EXERCISE BRIEF:
Repeat exactly the lines running from the first line of the data to the line containing "gamma_ten = [45, 360]", both ends included, and nothing else; drop the pictures.

MATERIAL:
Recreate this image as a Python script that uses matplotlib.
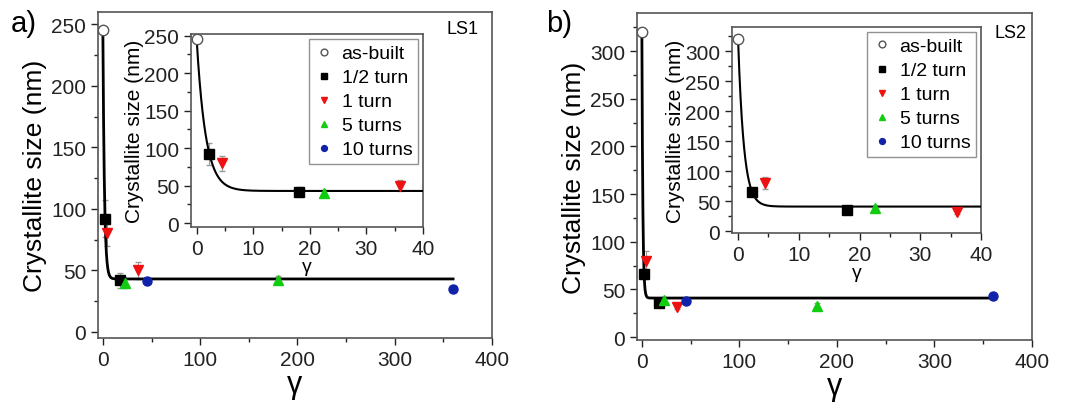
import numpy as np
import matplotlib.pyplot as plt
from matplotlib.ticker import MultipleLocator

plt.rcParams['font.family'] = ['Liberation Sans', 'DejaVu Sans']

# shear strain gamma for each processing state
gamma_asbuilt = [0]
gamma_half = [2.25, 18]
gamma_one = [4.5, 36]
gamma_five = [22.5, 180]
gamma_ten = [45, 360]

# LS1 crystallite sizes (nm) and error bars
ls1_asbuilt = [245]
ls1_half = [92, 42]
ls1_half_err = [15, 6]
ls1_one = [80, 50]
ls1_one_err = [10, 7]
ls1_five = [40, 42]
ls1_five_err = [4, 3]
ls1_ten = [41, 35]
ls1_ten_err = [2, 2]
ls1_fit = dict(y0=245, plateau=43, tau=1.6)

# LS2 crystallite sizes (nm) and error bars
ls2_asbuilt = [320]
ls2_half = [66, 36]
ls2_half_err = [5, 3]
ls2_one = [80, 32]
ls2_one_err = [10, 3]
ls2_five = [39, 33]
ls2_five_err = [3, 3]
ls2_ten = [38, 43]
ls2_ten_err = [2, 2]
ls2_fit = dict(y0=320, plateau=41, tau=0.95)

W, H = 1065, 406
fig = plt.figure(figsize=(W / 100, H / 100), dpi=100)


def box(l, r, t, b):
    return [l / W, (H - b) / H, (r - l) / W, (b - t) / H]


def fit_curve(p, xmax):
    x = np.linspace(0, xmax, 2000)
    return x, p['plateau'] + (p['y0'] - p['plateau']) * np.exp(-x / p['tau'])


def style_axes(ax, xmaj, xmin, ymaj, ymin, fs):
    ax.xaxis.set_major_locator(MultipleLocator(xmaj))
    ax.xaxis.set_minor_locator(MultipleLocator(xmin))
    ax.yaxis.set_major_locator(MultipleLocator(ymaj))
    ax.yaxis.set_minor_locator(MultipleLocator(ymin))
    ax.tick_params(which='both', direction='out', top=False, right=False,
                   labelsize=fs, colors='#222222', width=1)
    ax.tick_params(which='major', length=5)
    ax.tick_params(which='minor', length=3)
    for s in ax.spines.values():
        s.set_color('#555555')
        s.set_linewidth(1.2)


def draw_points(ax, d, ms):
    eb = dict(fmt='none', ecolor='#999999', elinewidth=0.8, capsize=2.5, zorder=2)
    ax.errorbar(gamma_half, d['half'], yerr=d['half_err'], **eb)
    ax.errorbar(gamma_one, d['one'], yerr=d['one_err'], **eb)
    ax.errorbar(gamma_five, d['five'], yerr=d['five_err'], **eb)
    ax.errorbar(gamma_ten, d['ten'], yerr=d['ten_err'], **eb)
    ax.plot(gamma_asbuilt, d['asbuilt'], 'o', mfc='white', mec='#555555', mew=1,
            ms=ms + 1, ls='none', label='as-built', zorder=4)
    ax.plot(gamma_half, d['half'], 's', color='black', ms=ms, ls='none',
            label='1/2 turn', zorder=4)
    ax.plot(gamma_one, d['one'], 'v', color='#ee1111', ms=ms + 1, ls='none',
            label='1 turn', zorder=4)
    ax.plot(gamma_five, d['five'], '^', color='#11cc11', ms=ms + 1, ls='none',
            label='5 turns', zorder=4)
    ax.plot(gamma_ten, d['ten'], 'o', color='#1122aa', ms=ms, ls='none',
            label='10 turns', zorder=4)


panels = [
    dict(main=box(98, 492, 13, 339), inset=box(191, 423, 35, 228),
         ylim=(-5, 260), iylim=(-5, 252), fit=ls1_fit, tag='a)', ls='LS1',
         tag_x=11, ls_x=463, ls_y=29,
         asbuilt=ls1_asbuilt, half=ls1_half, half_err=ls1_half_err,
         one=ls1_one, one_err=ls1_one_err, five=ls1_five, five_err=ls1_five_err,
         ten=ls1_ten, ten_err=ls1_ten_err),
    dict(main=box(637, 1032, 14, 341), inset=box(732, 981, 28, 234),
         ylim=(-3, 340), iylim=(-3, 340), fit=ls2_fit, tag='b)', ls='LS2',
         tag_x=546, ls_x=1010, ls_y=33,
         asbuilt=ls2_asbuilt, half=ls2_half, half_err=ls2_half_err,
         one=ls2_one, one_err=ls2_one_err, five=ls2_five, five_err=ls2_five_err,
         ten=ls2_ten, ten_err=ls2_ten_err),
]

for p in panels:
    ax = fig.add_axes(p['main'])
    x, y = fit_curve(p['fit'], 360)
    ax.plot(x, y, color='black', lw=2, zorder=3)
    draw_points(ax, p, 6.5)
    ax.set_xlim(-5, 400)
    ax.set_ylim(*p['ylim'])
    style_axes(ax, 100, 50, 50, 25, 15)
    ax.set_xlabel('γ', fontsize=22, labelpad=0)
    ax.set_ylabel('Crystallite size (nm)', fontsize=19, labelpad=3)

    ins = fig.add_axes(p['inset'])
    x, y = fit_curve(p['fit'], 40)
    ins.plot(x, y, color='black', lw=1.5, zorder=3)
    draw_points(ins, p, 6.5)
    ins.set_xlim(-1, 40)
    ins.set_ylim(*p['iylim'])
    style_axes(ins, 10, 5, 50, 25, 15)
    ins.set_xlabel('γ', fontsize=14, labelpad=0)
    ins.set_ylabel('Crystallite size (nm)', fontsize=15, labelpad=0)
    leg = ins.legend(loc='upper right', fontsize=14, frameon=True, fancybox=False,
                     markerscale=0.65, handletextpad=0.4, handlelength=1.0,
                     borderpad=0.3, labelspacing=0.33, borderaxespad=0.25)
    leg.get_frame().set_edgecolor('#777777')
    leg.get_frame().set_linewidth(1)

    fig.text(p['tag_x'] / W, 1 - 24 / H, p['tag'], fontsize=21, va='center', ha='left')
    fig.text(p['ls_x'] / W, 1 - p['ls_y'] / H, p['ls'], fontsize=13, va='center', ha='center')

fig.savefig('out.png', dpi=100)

THE RESULT:
Recreate this image as a Python script that uses matplotlib.
import numpy as np
import matplotlib.pyplot as plt
from matplotlib.ticker import MultipleLocator

plt.rcParams['font.family'] = ['Liberation Sans', 'DejaVu Sans']

# shear strain gamma for each processing state
gamma_asbuilt = [0]
gamma_half = [2.25, 18]
gamma_one = [4.5, 36]
gamma_five = [22.5, 180]
gamma_ten = [45, 360]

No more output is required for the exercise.